As a follow-on to Egypt, he was given a choice between Algeria and Austria. Austria sounded greener. He spent the last seven years of his Air Force career in Vienna, with separate temporary work in Slovenia and Slovakia. Communism collapsed. The wall came down. Mary Jane took a position with the International Atomic Energy Agency in the UN. There was always more work than time.

He left these experiences with great respect for the State Department and for the various American Ambassadors he served, both the Department pros and the political appointees. Among them Swanee Hunt stands out in his mind as the best, a whirlwind one minute and a sensitive diplomatic breeze the next. Amazing people -- the whole Embassy crowd.

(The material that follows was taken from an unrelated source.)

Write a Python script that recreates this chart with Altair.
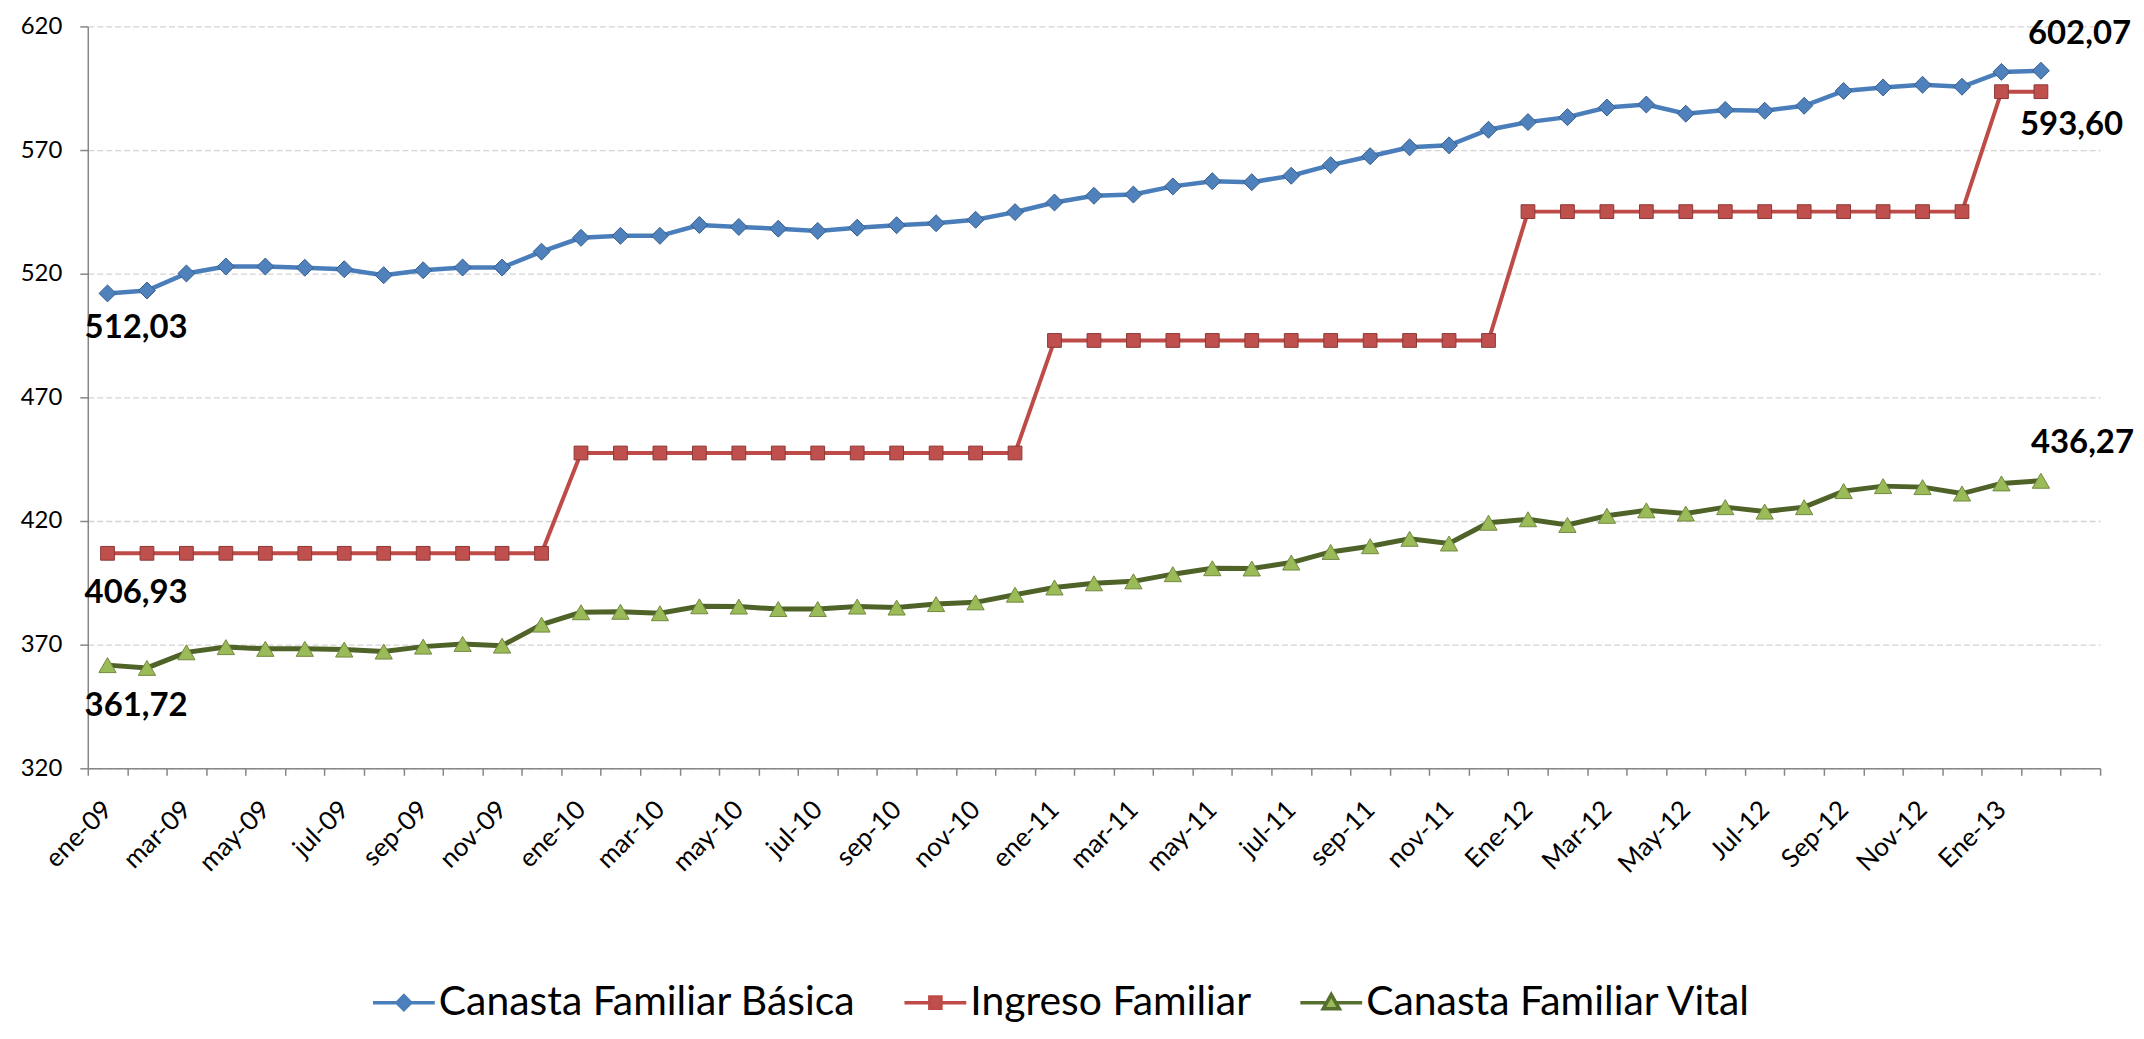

Next came 1994 and retirement. He and Mary Jane thought about California, got some housing prices, brought reality to realty and thought again. They settled instead in far more affordable Charleston, South Carolina. It's been a happy choice. It's a cultural city, sporty, uncongested, and there has been snow four times in twenty years. Dennis has owned tour companies. At one time (before the recession), his group operated in eight locations including the Bahamas and the Virgin Islands. Now, an aging street-walker, he keeps his focus local. His company is Old Charleston Walking Tours, Inc. He has been active as a poet, with widespread journal publications and one full-length book, The Fire in Which We Burn. Mary Jane gardens. Dogs rule, whenever the cat takes a nap.

He looks back with great fondness on his Academy years, and is proud of his time there. He was always, from the beginning, a sort of hippie in uniform, but disguised those leanings well enough to have a rich and varied 30 years of service. Would he do it all again? You bet!